## Problem
Determine how many lines in the entries below include "React". The reply should be that number and nothing else.

## Given data
════════════════════

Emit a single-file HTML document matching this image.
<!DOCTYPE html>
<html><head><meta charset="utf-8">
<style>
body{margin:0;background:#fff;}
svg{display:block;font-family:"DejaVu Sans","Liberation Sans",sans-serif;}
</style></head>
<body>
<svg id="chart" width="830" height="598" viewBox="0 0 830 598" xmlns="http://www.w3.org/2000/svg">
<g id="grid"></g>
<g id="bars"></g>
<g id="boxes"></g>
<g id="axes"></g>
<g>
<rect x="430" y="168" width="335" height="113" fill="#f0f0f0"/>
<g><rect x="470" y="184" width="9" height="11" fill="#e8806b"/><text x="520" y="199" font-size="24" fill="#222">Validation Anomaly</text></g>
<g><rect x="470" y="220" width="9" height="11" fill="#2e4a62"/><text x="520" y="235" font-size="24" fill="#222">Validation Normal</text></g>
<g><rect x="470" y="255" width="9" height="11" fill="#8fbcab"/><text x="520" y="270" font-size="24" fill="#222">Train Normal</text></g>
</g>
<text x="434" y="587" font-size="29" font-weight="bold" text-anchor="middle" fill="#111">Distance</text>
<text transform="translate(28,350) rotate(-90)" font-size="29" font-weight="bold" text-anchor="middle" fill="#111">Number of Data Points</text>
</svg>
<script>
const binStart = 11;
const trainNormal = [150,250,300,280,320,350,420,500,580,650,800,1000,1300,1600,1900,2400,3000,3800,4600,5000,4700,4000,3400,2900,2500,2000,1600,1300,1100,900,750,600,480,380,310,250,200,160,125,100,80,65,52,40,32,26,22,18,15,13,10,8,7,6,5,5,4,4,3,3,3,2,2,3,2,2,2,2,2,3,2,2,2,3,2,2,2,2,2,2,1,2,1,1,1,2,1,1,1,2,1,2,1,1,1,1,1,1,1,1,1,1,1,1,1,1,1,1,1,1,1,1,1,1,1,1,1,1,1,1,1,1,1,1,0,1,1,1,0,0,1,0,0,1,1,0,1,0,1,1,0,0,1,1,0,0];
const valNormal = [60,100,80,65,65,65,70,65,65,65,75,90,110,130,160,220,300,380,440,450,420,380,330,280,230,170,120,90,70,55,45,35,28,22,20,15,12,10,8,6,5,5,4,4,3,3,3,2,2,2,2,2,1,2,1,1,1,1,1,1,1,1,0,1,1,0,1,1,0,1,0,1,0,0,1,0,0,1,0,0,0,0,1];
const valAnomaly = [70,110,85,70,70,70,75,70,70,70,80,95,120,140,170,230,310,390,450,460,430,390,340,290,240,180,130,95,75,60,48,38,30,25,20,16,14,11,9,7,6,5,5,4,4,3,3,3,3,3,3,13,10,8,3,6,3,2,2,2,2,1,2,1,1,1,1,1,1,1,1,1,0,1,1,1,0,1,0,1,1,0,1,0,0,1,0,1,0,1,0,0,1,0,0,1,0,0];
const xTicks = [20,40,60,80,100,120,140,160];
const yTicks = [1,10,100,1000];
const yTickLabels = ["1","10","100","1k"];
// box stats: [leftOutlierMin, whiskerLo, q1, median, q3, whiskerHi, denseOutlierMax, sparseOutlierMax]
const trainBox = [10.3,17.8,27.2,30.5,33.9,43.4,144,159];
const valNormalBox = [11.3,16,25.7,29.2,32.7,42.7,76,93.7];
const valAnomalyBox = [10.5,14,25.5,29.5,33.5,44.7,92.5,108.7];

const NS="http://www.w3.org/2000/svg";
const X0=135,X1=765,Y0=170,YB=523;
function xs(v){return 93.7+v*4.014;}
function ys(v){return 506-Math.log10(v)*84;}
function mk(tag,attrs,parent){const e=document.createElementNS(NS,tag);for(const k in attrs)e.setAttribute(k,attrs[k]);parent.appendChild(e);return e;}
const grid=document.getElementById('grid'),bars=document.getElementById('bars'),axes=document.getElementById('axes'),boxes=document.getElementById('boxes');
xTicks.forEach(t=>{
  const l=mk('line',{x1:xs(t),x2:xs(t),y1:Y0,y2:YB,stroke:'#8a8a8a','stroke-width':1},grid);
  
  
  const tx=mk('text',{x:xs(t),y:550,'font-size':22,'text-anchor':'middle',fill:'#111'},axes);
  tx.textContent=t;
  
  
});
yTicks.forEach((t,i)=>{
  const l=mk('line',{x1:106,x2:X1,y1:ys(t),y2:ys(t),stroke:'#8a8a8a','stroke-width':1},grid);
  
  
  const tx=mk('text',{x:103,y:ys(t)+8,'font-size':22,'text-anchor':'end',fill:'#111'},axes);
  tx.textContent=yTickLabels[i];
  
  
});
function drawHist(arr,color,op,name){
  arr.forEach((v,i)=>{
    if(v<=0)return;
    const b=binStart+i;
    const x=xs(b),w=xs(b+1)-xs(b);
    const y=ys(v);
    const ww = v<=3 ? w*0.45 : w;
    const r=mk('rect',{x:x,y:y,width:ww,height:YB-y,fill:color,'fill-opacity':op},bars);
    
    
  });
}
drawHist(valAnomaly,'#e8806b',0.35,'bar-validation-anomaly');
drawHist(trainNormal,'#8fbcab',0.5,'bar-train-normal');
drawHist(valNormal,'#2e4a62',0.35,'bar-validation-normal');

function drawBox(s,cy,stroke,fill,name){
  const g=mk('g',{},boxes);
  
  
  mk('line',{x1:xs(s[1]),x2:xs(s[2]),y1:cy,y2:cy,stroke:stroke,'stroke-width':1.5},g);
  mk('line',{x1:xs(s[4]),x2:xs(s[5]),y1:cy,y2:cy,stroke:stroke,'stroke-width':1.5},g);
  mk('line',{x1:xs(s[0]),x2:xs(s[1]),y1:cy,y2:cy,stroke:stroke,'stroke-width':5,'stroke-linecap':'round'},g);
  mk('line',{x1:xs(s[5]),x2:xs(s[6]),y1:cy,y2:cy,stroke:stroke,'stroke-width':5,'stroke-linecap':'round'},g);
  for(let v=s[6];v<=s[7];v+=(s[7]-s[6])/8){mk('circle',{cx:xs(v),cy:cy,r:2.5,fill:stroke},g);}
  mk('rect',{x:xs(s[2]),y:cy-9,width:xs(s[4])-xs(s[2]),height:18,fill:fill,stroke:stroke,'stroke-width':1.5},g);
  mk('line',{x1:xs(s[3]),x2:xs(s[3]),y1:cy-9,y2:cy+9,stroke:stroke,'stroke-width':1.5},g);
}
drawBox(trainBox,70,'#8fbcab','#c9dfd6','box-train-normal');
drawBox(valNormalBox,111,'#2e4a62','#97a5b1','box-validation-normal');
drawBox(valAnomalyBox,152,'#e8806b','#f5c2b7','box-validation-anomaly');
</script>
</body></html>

════════════════════

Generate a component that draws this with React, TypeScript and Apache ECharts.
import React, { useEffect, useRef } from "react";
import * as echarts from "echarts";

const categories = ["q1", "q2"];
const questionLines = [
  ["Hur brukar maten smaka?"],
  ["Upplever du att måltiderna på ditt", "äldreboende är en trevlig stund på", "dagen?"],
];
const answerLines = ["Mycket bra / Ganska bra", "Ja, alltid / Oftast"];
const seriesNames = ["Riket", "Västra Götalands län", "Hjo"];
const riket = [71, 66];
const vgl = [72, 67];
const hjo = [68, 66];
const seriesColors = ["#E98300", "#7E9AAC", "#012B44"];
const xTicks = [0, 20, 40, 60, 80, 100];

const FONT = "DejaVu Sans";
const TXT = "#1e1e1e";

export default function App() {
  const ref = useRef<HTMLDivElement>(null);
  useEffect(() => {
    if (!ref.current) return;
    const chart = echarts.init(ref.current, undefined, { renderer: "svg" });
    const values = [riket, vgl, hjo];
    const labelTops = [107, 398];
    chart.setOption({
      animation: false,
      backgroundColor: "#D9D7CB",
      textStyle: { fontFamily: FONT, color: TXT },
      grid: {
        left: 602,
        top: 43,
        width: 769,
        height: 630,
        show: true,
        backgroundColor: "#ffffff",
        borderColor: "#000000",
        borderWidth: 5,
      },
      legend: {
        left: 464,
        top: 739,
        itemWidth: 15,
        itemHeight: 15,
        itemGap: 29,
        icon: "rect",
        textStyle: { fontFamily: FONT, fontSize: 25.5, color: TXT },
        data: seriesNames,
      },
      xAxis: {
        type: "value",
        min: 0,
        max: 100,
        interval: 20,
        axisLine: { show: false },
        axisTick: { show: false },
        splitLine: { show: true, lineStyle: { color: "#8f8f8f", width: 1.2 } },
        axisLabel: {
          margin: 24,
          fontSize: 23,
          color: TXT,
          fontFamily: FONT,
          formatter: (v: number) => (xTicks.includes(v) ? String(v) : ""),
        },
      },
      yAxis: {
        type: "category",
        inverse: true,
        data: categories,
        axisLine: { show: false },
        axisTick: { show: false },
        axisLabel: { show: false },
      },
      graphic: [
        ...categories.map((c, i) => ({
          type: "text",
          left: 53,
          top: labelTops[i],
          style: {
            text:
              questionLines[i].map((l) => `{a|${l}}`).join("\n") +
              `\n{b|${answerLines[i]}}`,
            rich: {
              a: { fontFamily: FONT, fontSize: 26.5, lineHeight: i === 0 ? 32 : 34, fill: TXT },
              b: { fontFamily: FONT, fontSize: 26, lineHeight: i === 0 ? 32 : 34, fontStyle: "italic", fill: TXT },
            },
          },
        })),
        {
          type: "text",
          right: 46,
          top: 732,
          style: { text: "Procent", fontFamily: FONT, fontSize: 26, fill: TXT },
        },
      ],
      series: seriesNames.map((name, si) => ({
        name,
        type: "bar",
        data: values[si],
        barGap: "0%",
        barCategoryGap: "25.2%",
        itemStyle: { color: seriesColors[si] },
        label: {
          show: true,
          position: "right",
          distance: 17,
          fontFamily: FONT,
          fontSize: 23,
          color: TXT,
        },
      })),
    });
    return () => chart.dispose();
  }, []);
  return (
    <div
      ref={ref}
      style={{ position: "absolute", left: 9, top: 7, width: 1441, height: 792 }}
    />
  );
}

════════════════════

## Reply to the exercise
2